結城昌治 『罠の中』読了

 結城昌治の『罠の中』を昨晩読了。
 Amazonで入手したのが、1961年の初出、「新潮社 ポケット・ライブラリ」というポケミスみたいな判型のもので当時のお値段180円なり。巻末に松本清張『歪んだ複写』や佐野 洋『秘密パーティ』の広告が…。
 黄ばみはあるものの60年弱前とは思えない、きれいな状態で少しうれしい。
 60年代初期の作品で、長編3作目とのこと。

 罪を償った者たちの更生施設「新生会」の事業主である元警察官の矢次収造は、南方戦線のソロモンで戦った海軍陸戦隊の隊長だった。
 サブタイトルにある「刑余者更生会殺人事件」が示すようにこの矢次が経営する施設で事件が起こる。矢次は、補助金のピンはねをして私服を肥やす悪徳経営者なのであった。
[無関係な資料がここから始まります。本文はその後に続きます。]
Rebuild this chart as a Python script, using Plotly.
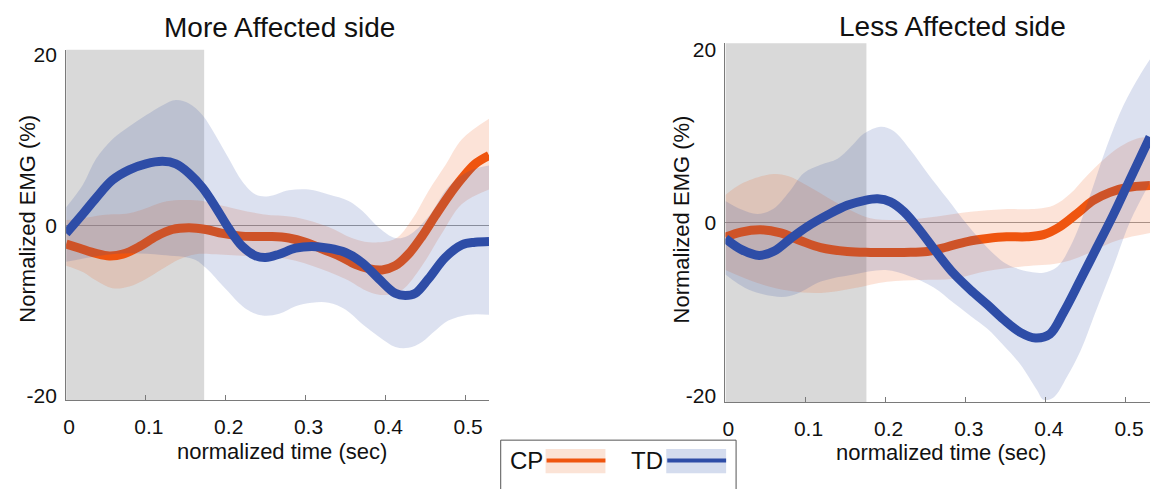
import plotly.graph_objects as go

# ---------------- data: More Affected side ----------------
cp_more_x = [0, 0.017, 0.0375, 0.054, 0.071, 0.092, 0.113, 0.133, 0.154, 0.175, 0.196, 0.217, 0.2375, 0.258,
             0.279, 0.3, 0.321, 0.342, 0.3625, 0.379, 0.396, 0.4125, 0.429, 0.446, 0.4625, 0.479, 0.496, 0.5125, 0.53]
cp_more_y = [-2.2, -2.7, -3.3, -3.6, -3.4, -2.5, -1.3, -0.5, -0.3, -0.5, -0.95, -1.25, -1.33, -1.33,
             -1.5, -2.0, -2.8, -3.6, -4.6, -5.1, -5.25, -4.75, -3.4, -1.3, 1.1, 3.4, 5.5, 7.2, 8.2]
cp_more_up_x = [0, 0.02, 0.046, 0.079, 0.1, 0.121, 0.142, 0.171, 0.196, 0.246, 0.2875, 0.329, 0.358, 0.38,
                0.4125, 0.433, 0.454, 0.475, 0.496, 0.53]
cp_more_up_y = [0.6, 0.8, 1.2, 1.4, 2.0, 2.7, 2.95, 2.85, 2.3, 1.3, 0.95, -0.2, -1.5, -2.0,
                -1.6, 0.6, 4.0, 7.0, 10.1, 12.5]
cp_more_lo_x = [0, 0.021, 0.0375, 0.058, 0.079, 0.1, 0.121, 0.142, 0.1625, 0.183, 0.225, 0.267, 0.308, 0.35,
                0.379, 0.4, 0.421, 0.446, 0.471, 0.496, 0.53]
cp_more_lo_y = [-4.75, -5.5, -6.5, -7.4, -7.2, -6.3, -5.1, -4.0, -3.4, -3.4, -3.6, -3.8, -4.75, -6.3,
                -7.8, -8.2, -7.6, -4.75, -0.95, 2.5, 4.2]

td_more_x = [0, 0.021, 0.0375, 0.058, 0.079, 0.1, 0.121, 0.1375, 0.154, 0.171, 0.1875, 0.204, 0.221, 0.2375,
             0.25, 0.267, 0.2875, 0.308, 0.329, 0.35, 0.371, 0.392, 0.4125, 0.425, 0.4375, 0.454, 0.475, 0.496,
             0.5125, 0.53]
td_more_y = [-0.95, 1.33, 3.2, 5.3, 6.5, 7.2, 7.5, 7.2, 6.1, 4.4, 2.1, -0.4, -2.5, -3.6,
             -3.8, -3.4, -2.7, -2.5, -2.7, -3.2, -4.4, -6.3, -8.0, -8.25, -8.0, -6.3, -3.8, -2.3,
             -2.0, -1.9]
td_more_up_x = [0, 0.021, 0.0375, 0.058, 0.079, 0.1, 0.121, 0.1375, 0.154, 0.171, 0.1875, 0.204, 0.221, 0.2375,
                0.254, 0.279, 0.304, 0.329, 0.354, 0.371, 0.392, 0.4125, 0.429, 0.454, 0.479, 0.504, 0.53]
td_more_up_y = [2.1, 4.75, 7.8, 10.1, 11.6, 12.9, 14.1, 14.7, 14.3, 12.9, 10.5, 7.8, 5.1, 3.6,
                3.4, 4.1, 4.2, 3.6, 2.85, 1.7, -0.3, -1.5, -1.2, 1.0, 4.5, 6.3, 7.0]
td_more_lo_x = [0, 0.04, 0.08, 0.12, 0.16, 0.175, 0.2, 0.225, 0.246, 0.267, 0.2875, 0.308, 0.329, 0.35,
                0.371, 0.392, 0.4125, 0.429, 0.446, 0.4625, 0.479, 0.504, 0.53]
td_more_lo_y = [-4.3, -3.6, -3.3, -3.5, -4.0, -5.0, -7.5, -9.8, -10.6, -10.4, -9.5, -9.1, -9.1, -9.9,
                -11.6, -13.1, -14.3, -14.4, -13.7, -12.4, -11.2, -10.5, -10.5]

# ---------------- data: Less Affected side ----------------
cp_less_x = [0, 0.0195, 0.044, 0.069, 0.094, 0.119, 0.152, 0.181, 0.223, 0.252, 0.277, 0.302, 0.327, 0.351,
             0.376, 0.397, 0.418, 0.439, 0.459, 0.48, 0.501, 0.53]
cp_less_y = [-1.7, -1.1, -0.83, -1.2, -2.1, -2.9, -3.35, -3.45, -3.45, -3.35, -2.8, -2.2, -1.85, -1.65,
             -1.65, -1.4, -0.45, 1.05, 2.55, 3.5, 4.06, 4.3]
cp_less_up_x = [0, 0.02, 0.057, 0.078, 0.1025, 0.131, 0.16, 0.181, 0.223, 0.264, 0.306, 0.347, 0.389, 0.41,
                0.43, 0.451, 0.472, 0.493, 0.513, 0.53]
cp_less_up_y = [3.2, 4.5, 5.6, 5.4, 4.25, 2.7, 1.24, 0.5, 0.3, 0.7, 1.24, 1.54, 1.6, 2.0,
                3.3, 5.4, 7.3, 8.8, 9.7, 9.9]
cp_less_lo_x = [0, 0.04, 0.08, 0.119, 0.16, 0.202, 0.2436, 0.285, 0.327, 0.368, 0.41, 0.43, 0.451, 0.472,
                0.493, 0.53]
cp_less_lo_y = [-5.5, -7.0, -7.9, -8.15, -7.6, -6.85, -6.65, -6.5, -5.6, -5.1, -4.8, -4.4, -3.65, -2.7,
                -1.95, -1.2]

td_less_x = [0, 0.0195, 0.042, 0.061, 0.082, 0.1025, 0.127, 0.152, 0.173, 0.19, 0.206, 0.223, 0.2436, 0.264,
             0.285, 0.306, 0.327, 0.347, 0.368, 0.387, 0.405, 0.422, 0.443, 0.4635, 0.484, 0.505, 0.53]
td_less_y = [-1.85, -3.1, -3.8, -3.3, -1.8, -0.45, 0.86, 2.0, 2.55, 2.75, 2.4, 1.24, -1.0, -3.5,
             -5.9, -7.8, -9.5, -11.2, -12.7, -13.35, -12.9, -10.4, -6.65, -2.9, 0.86, 5.0, 9.9]
td_less_up_x = [0, 0.02, 0.04, 0.06, 0.08, 0.098, 0.119, 0.14, 0.16, 0.173, 0.194, 0.21, 0.231, 0.252,
                0.277, 0.302, 0.327, 0.351, 0.38, 0.397, 0.414, 0.434, 0.455, 0.476, 0.497, 0.517, 0.53]
td_less_up_y = [2.5, 1.5, 1.0, 1.6, 3.6, 5.75, 6.7, 7.4, 9.1, 10.3, 11.1, 10.6, 8.4, 5.75,
                2.75, -0.26, -2.9, -4.8, -5.7, -5.8, -5.15, -2.1, 3.1, 8.8, 13.6, 17.0, 18.9]
td_less_lo_x = [0, 0.03, 0.07, 0.09, 0.12, 0.16, 0.2, 0.23, 0.26, 0.285, 0.306, 0.327, 0.347, 0.368,
                0.389, 0.397, 0.41, 0.426, 0.443, 0.4635, 0.484, 0.505, 0.53]
td_less_lo_y = [-6.0, -7.8, -8.6, -8.2, -6.8, -6.0, -5.5, -6.2, -7.5, -9.3, -10.8, -12.3, -14.2, -16.4,
                -19.4, -20.5, -20.2, -17.9, -14.9, -10.0, -5.15, 0.1, 4.6]

# shaded early window (sec)
shade_more = 0.173
shade_less = 0.176

x_ticks = [0, 0.1, 0.2, 0.3, 0.4, 0.5]
x_ticktext = ["0", "0.1", "0.2", "0.3", "0.4", "0.5"]
y_ticks = [-20, 0, 20]
y_ticktext = ["-20", "0", "20"]

titles = ["More Affected side", "Less Affected side"]
x_title = "normalized time (sec)"
y_title = "Normalized EMG (%)"
legend_names = ["CP", "TD"]

# ---------------- styling ----------------
W, H = 1155, 489
FONT = "Liberation Sans, Arial, sans-serif"
CP_LINE = "#EF550F"
TD_LINE = "#2E4DA7"
CP_BAND = "rgba(240,100,40,0.18)"
TD_BAND = "rgba(46,77,167,0.17)"
AXC = "#7a7a7a"


def px(x):
    return x / W


def py(y):
    return 1 - y / H


fig = go.Figure()


def add_panel(xa, ya, cpx, cpy, cux, cuy, clx, cly, tdx, tdy, tux, tuy, tlx, tly):
    common = dict(xaxis=xa, yaxis=ya, hoverinfo="skip", showlegend=False)
    fig.add_trace(go.Scatter(x=clx, y=cly, mode="lines", line=dict(width=0, shape="spline", smoothing=1),
                             **common))
    fig.add_trace(go.Scatter(x=cux, y=cuy, mode="lines", fill="tonexty", fillcolor=CP_BAND,
                             line=dict(width=0, shape="spline", smoothing=1), **common))
    fig.add_trace(go.Scatter(x=cpx, y=cpy, mode="lines", line=dict(color=CP_LINE, width=9, shape="spline",
                                                                    smoothing=1), **common))
    fig.add_trace(go.Scatter(x=tlx, y=tly, mode="lines", line=dict(width=0, shape="spline", smoothing=1),
                             **common))
    fig.add_trace(go.Scatter(x=tux, y=tuy, mode="lines", fill="tonexty", fillcolor=TD_BAND,
                             line=dict(width=0, shape="spline", smoothing=1), **common))
    fig.add_trace(go.Scatter(x=tdx, y=tdy, mode="lines", line=dict(color=TD_LINE, width=9, shape="spline",
                                                                    smoothing=1), **common))


add_panel("x", "y", cp_more_x, cp_more_y, cp_more_up_x, cp_more_up_y, cp_more_lo_x, cp_more_lo_y,
          td_more_x, td_more_y, td_more_up_x, td_more_up_y, td_more_lo_x, td_more_lo_y)
add_panel("x2", "y2", cp_less_x, cp_less_y, cp_less_up_x, cp_less_up_y, cp_less_lo_x, cp_less_lo_y,
          td_less_x, td_less_y, td_less_up_x, td_less_up_y, td_less_lo_x, td_less_lo_y)

xcommon = dict(range=[0, 0.53], tickvals=x_ticks, ticktext=x_ticktext, ticks="inside", ticklen=5,
               tickcolor=AXC, showline=True, linecolor=AXC, linewidth=1, showgrid=False, zeroline=False,
               tickfont=dict(family=FONT, size=21, color="#111"), ticklabelstandoff=8, ticklabelshift=3)
ycommon = dict(tickvals=y_ticks, ticktext=y_ticktext, ticks="", showline=True, linecolor=AXC, linewidth=1,
               showgrid=False, zeroline=True, zerolinecolor="#9a9a9a", zerolinewidth=1,
               tickfont=dict(family=FONT, size=21, color="#111"), ticklabelstandoff=4)

fig.update_layout(
    width=W, height=H, margin=dict(l=0, r=0, t=0, b=0),
    paper_bgcolor="white", plot_bgcolor="white",
    xaxis=dict(domain=[px(63.3), px(487.3)], anchor="y", **xcommon),
    yaxis=dict(domain=[py(405), py(45)], anchor="x", range=[-20.55, 20.6], **ycommon),
    xaxis2=dict(domain=[px(724.3), px(1150)], anchor="y2", **xcommon),
    yaxis2=dict(domain=[py(406.7), py(38.3)], anchor="x2", range=[-20.75, 20.75], **ycommon),
)

shapes = [
    dict(type="rect", xref="x", yref="y domain", x0=0, x1=shade_more, y0=0, y1=1,
         fillcolor="#d9d9d9", line=dict(width=0), layer="below"),
    dict(type="rect", xref="x2", yref="y2 domain", x0=0, x1=shade_less, y0=0, y1=1,
         fillcolor="#d9d9d9", line=dict(width=0), layer="below"),
    # legend box
    dict(type="rect", xref="paper", yref="paper", x0=px(499), x1=px(735), y0=py(500), y1=py(446),
         line=dict(color="#555", width=1), fillcolor="white", layer="above"),
    dict(type="rect", xref="paper", yref="paper", x0=px(544), x1=px(604), y0=py(480), y1=py(455),
         line=dict(width=0), fillcolor="#FBE3D6", layer="above"),
    dict(type="line", xref="paper", yref="paper", x0=px(545), x1=px(604), y0=py(467), y1=py(467),
         line=dict(color=CP_LINE, width=4), layer="above"),
    dict(type="rect", xref="paper", yref="paper", x0=px(665), x1=px(725), y0=py(480), y1=py(455),
         line=dict(width=0), fillcolor="#D4DCEE", layer="above"),
    dict(type="line", xref="paper", yref="paper", x0=px(666), x1=px(725), y0=py(467), y1=py(467),
         line=dict(color=TD_LINE, width=4), layer="above"),
]
fig.update_layout(shapes=shapes)

ann = []
for cx, cy, t in [(277, 22, titles[0]), (952, 21.5, titles[1])]:
    ann.append(dict(text=t, x=px(cx), y=py(cy), xref="paper", yref="paper", showarrow=False,
                    xanchor="center", yanchor="middle", font=dict(family=FONT, size=28, color="#111")))
for cx, cy in [(280, 458), (940, 459)]:
    ann.append(dict(text=x_title, x=px(cx), y=py(cy), xref="paper", yref="paper", showarrow=False,
                    xanchor="center", yanchor="middle", font=dict(family=FONT, size=22, color="#111")))
for cx, cy in [(25, 218.5), (680, 219)]:
    ann.append(dict(text=y_title, x=px(cx), y=py(cy), xref="paper", yref="paper", showarrow=False,
                    textangle=-90, xanchor="center", yanchor="middle",
                    font=dict(family=FONT, size=22, color="#111")))
for cx, t in [(525, legend_names[0]), (646, legend_names[1])]:
    ann.append(dict(text=t, x=px(cx), y=py(467), xref="paper", yref="paper", showarrow=False,
                    xanchor="center", yanchor="middle", font=dict(family=FONT, size=24, color="#111")))
fig.update_layout(annotations=ann)

fig.write_html("out.html")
 ある日、軍隊時代の部下であった森川耕作が借金の無心にやってくるが、心底ドケチの矢次は厳しく拒否するのであった。その直後、新生会の施設の柿の木でクビをくくって果てる森川。
 事件は、自殺として処理されるのだが、この後から矢次に対してヤマガミと名乗る男からゆすりが始まる。ネタは、終戦間際のソロモンで隊長の矢次と森川が瀕死の部下30名を見殺しにしたというものだった。
 もはや戦後ではなくなったはずではあるが、ここには戦争が影を落としている。
 矢次には、ヤマガミなる男に覚えはないが、根っからのケチと独善的な性格から追い込まれていく。
 それだけでなく、新生会で働く人物も癖が強〜いんじゃなやつばかりだし、妾のアキ等々なんとなく怪しい。ただひとりの味方?が事務員の頼りない野見六郎という始末。

 やがて第二の事件が起こる、矢次の長男啓一が絞殺されて発見される。どいつもこいつもアリバイがあるようでいて怪しい。色んな後ろめたさもあって夜も寝られなくなる矢次、追い打ちをかけるようにヤマガミからの電話がかかる。一体ヤマガミとは何者なのか?そして真犯人は…。

 物語の後半に入ってなんとなくコイツでは…と思わせる展開になってくるが、一応意外な人物の犯行であることが判明する。
 印象的なのは、エンディング一歩前までかわることのなかった矢次の独善的な態度がかわる最後の一文である。